• _TO BE DONE_
Return exactly, and only, the lines from the one holding "Emit a Python script that matches this image, drawn with seaborn" through the one holding "from matplotlib.ticker import MultipleLocator", both included; the pictures stay out.

• _SUPPLIED MATERIAL_
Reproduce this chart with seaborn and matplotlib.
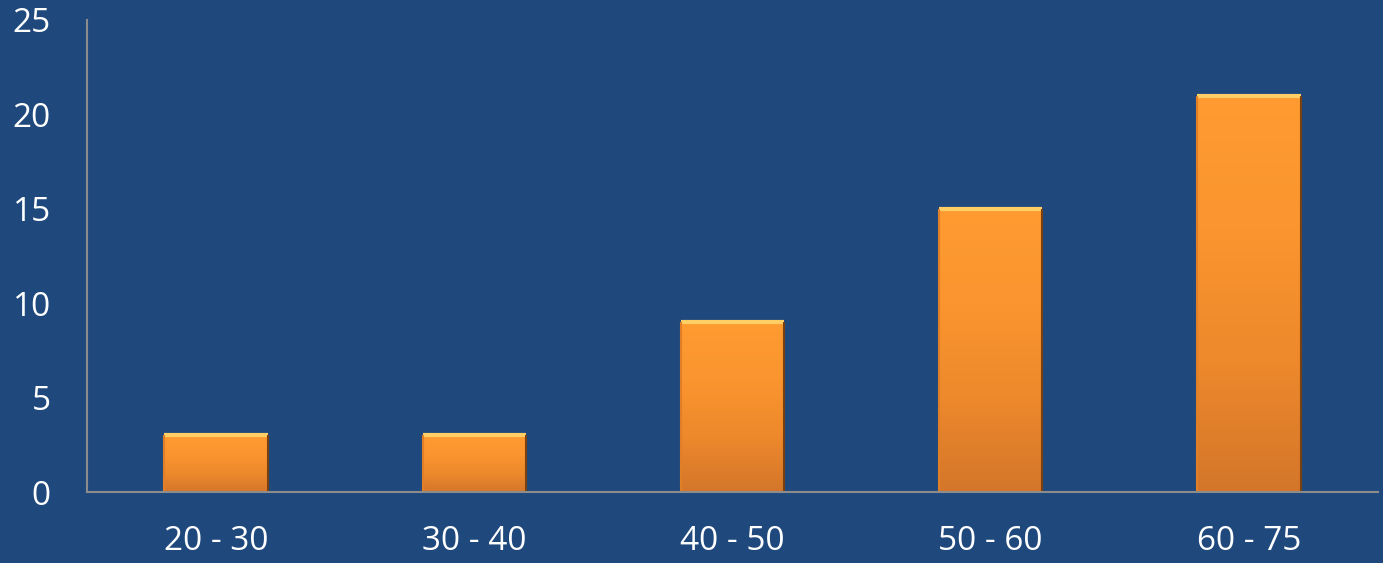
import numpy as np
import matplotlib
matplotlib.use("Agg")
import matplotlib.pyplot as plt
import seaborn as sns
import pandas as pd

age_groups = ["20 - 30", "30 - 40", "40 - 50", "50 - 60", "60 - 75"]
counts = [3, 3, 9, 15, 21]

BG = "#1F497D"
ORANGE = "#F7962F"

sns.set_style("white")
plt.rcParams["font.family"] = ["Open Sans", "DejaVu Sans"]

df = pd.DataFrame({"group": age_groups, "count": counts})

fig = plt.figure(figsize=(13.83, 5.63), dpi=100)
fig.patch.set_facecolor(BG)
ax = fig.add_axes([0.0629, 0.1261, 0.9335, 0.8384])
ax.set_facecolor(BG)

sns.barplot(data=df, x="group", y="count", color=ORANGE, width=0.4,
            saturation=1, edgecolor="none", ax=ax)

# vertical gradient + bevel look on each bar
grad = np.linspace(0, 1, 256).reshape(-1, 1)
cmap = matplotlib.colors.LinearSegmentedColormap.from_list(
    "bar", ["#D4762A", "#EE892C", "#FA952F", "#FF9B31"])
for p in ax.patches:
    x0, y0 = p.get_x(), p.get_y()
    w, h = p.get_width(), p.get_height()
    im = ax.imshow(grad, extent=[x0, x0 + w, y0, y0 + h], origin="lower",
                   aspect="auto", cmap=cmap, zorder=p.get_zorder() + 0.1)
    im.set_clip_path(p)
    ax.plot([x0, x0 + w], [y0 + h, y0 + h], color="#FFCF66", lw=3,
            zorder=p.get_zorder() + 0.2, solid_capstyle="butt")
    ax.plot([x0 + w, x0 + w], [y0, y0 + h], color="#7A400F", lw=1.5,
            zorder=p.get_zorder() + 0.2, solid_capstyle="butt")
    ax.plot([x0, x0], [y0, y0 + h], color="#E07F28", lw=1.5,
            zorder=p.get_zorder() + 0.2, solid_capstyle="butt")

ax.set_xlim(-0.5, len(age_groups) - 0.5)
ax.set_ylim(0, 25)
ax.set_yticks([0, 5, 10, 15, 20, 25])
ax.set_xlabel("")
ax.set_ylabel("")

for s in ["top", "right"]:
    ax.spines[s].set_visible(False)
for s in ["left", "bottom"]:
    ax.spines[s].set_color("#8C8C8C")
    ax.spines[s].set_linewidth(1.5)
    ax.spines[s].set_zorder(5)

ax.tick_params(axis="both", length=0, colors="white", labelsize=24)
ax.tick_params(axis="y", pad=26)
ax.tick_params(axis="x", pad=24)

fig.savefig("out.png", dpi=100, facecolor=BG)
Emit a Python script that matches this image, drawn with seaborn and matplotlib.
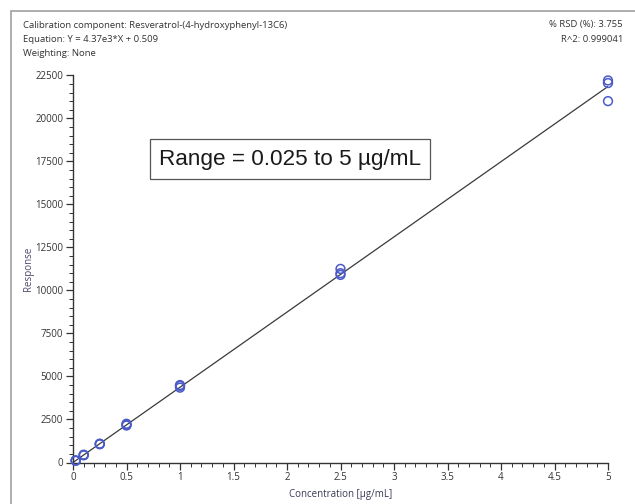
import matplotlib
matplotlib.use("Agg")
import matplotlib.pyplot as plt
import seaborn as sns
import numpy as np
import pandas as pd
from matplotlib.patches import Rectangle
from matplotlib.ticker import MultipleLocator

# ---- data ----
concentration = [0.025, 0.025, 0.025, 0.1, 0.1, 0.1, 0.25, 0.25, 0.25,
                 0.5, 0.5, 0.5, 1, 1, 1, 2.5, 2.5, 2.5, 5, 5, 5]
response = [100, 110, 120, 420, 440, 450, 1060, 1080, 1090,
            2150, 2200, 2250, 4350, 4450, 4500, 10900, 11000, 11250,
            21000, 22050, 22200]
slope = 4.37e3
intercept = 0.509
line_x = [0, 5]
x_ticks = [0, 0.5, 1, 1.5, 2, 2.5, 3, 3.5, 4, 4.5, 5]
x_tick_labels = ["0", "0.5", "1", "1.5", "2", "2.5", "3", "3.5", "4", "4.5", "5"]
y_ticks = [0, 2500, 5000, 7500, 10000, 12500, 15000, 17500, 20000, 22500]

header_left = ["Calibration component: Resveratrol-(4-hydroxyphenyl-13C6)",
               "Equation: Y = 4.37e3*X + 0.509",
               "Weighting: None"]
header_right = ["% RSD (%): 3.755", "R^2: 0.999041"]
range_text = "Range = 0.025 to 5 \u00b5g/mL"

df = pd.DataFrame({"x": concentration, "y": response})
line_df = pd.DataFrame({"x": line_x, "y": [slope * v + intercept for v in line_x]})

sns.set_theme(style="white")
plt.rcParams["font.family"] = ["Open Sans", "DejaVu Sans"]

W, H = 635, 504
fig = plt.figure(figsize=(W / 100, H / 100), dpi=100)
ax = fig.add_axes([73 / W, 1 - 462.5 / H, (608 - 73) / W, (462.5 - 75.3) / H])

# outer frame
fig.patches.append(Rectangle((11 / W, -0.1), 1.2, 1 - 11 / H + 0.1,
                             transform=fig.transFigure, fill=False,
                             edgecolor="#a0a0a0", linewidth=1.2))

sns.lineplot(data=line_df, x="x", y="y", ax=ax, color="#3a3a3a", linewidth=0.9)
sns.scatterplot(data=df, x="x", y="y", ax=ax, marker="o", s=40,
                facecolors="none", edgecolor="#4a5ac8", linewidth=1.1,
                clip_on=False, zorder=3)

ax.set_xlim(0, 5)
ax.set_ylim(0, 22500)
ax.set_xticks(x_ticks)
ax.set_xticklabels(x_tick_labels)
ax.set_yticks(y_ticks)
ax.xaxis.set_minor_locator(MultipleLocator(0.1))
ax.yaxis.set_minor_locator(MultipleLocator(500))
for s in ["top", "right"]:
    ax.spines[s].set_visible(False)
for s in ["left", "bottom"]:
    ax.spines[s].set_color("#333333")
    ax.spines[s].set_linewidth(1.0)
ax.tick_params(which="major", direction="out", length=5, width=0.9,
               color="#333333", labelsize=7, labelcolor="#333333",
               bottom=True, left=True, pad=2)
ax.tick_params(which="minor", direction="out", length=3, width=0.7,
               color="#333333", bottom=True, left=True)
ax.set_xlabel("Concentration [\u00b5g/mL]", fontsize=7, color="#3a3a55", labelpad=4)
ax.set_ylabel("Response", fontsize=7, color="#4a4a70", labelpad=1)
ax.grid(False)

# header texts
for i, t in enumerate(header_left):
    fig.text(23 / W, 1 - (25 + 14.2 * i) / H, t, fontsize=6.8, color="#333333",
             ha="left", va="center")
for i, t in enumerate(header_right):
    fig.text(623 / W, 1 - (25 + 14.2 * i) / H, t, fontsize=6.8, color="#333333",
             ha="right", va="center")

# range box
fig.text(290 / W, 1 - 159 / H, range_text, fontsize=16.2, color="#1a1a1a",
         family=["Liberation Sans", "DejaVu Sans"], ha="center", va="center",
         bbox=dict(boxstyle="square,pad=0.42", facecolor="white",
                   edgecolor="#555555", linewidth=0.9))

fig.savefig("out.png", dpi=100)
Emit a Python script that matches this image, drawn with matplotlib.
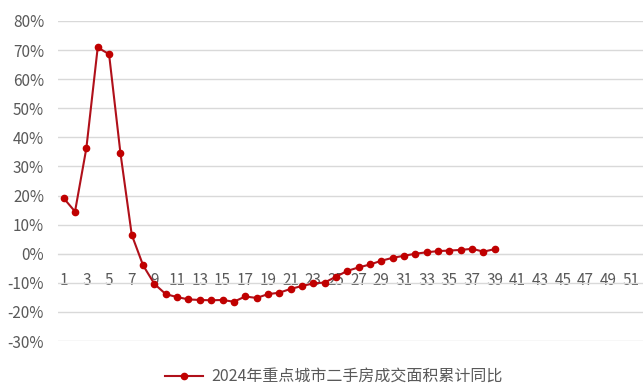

• _OUTPUT FOR THIS TASK_
Emit a Python script that matches this image, drawn with seaborn and matplotlib.
import matplotlib
matplotlib.use("Agg")
import matplotlib.pyplot as plt
import seaborn as sns
import numpy as np
import pandas as pd
from matplotlib.patches import Rectangle
from matplotlib.ticker import MultipleLocator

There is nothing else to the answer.